Una vita spesa al servizio dello Stato. «Il destino ha voluto che potessi fare il mestiere che amavo e grazie al mio lavoro posso dire di aver raggiunto, come sosteneva Primo Levi, “la migliore approssimazione concreta alla felicità sulla terra”», dichiara il dott. Mandoi, che abbiamo intervistato.

Lei rifiuta l’etichetta di magistrato antimafia. Perchè?

«Non amo quella definizione perché la magistratura, nella sua essenza, non è mai stata né pro né contro qualcosa. La giustizia non dovrebbe essere partigiana e un magistrato non è e non deve essere un militante. Aggiungere l’aggettivo “antimafia” rischia di creare una grande confusione, perché il più delle volte viene utilizzato quasi per fini retorici, politici o mediatici. Sembra quasi indicare implicitamente che esista una categoria di magistrati “speciali” che svolgono un lavoro più nobile o significativo rispetto ad altri. Chi combatte la mafia non lo fa per vanità, ma per dovere. Etichettare qualcuno come “antimafia” non solo isola quel magistrato dal contesto più ampio della giustizia, ma sminuisce il valore del lavoro degli altri. Sono sempre più convinto che la lotta alla mafia non ha bisogno di eroi solitari, ma di una società consapevole e unita».

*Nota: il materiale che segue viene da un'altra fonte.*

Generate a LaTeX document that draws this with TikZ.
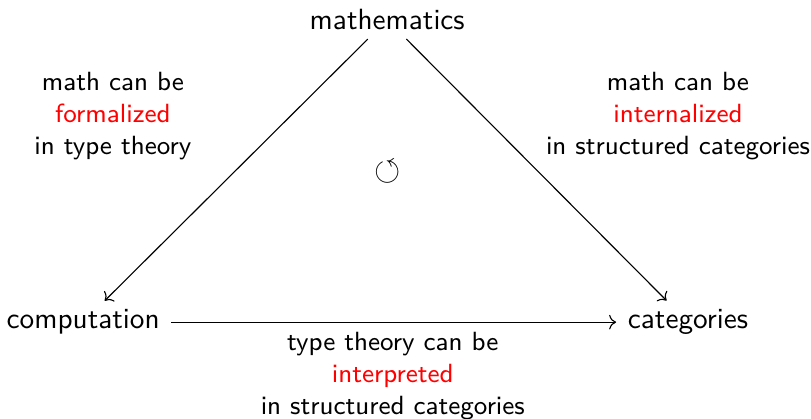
\documentclass[tikz,border=0pt]{standalone}
\usepackage{amsmath,amssymb}
\usepackage{xcolor}
\usepackage{tikz}
\usetikzlibrary{arrows.meta,positioning}

\begin{document}
\begin{tikzpicture}[font=\sffamily\fontsize{10.4}{12.5}\selectfont,
  vertex/.style={inner xsep=4pt,inner ysep=3pt},
  remark/.style={align=center,inner sep=0pt,font=\sffamily\fontsize{9.36}{11.44}\selectfont}]
  \useasboundingbox (0,0) rectangle (10.1375,5.2375);
  \node[vertex] (math) at (4.84,4.99) {mathematics};
  \node[vertex] (comp) at (1.04,1.21) {computation};
  \node[vertex] (cats) at (8.6,1.21) {categories};
  \draw[->] (math) -- (comp);
  \draw[->] (math) -- (cats);
  \draw[->] (comp) -- (cats);
  \node[remark] (formal) at (1.41,3.785) {math can be\\ \textcolor{red}{formalized}\\ in type theory};
  \node[remark] (internal) at (8.475,3.785) {math can be\\ \textcolor{red}{internalized}\\ in structured categories};
  \node[remark] (interp) at (4.91,0.535) {type theory can be\\ \textcolor{red}{interpreted}\\ in structured categories};
  \node[font=\large] (loop) at (4.84,3.09) {$\circlearrowleft$};
\end{tikzpicture}
\end{document}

Dalla recente relazione DIA relativa al 2024 emerge che i clan storici del Salento continuano ad esercitare il controllo sul territorio. Quali armi allora?

«Ho letto con sincera preoccupazione i dati emersi i quali, non fanno altro che raffermare la mia idea che la SCU non è mai finita nel nostro territorio. Anzi, molto più correttamente dovremmo parlare di mafia salentina perché nel corso del tempo ha assunto vari nomi; perché sa, la mafia è camaleontica ed è in grado di adattarsi a qualunque scenario, mantenendo sempre gli stessi obiettivi. Alle attività tipiche (estorsione, spaccio, riciclaggio, ecc.) se ne aggiunge un’altra, altrettanto preoccupante: quella relativa al controllo delle attività turistiche».

Cosa possiamo fare?

«Denunciare e sensibilizzare. Questi non sono due verbi vuoti ma si caricano del significato che diamo loro: mettere la pulce nell’orecchio delle forze dell’ordine è possibile, purché ci sia fiducia nelle istituzioni. Dobbiamo stimolare alla collaborazione. Cosa serve? Uomini, mezzi, collaborazione, credibilità nello Stato e soprattutto recuperare la fiducia nei confronti delle Istituzioni che in questo momento storico va via via perdendosi. Occorre recuperare quella fiducia perché si sta diffondendo una cultura del ‘chi me lo fa fare?’ che è l’anticamera della cultura dell’omertà».

Le recenti riforme sulla giustizia e i disegni di legge qualificano una situazione in cui, da più parti, è stato lanciato un allarme al pericolo di lesione dello stato di diritto. Lei cosa ne pensa?

«Il pericolo è estremamente reale. Sono molto preoccupato. Il rapporto tra cittadino e Stato si deve basare sulla fiducia. Se questa viene a poco a poco minata, quanta credibilità rimane? Il rischio è di mettere in crisi lo stato di diritto perché la gente non crede. É scettica. E scetticismo si riscontra verso i recenti atti, pensiamo al decreto sicurezza, ormai legge. Al di là di possibili profili di illegittimità costituzionale, mi sembra fatto solo per ragioni demagogiche. E se si è scelta questa strada, significa che l’80% della legge serve solo a livello demagogico».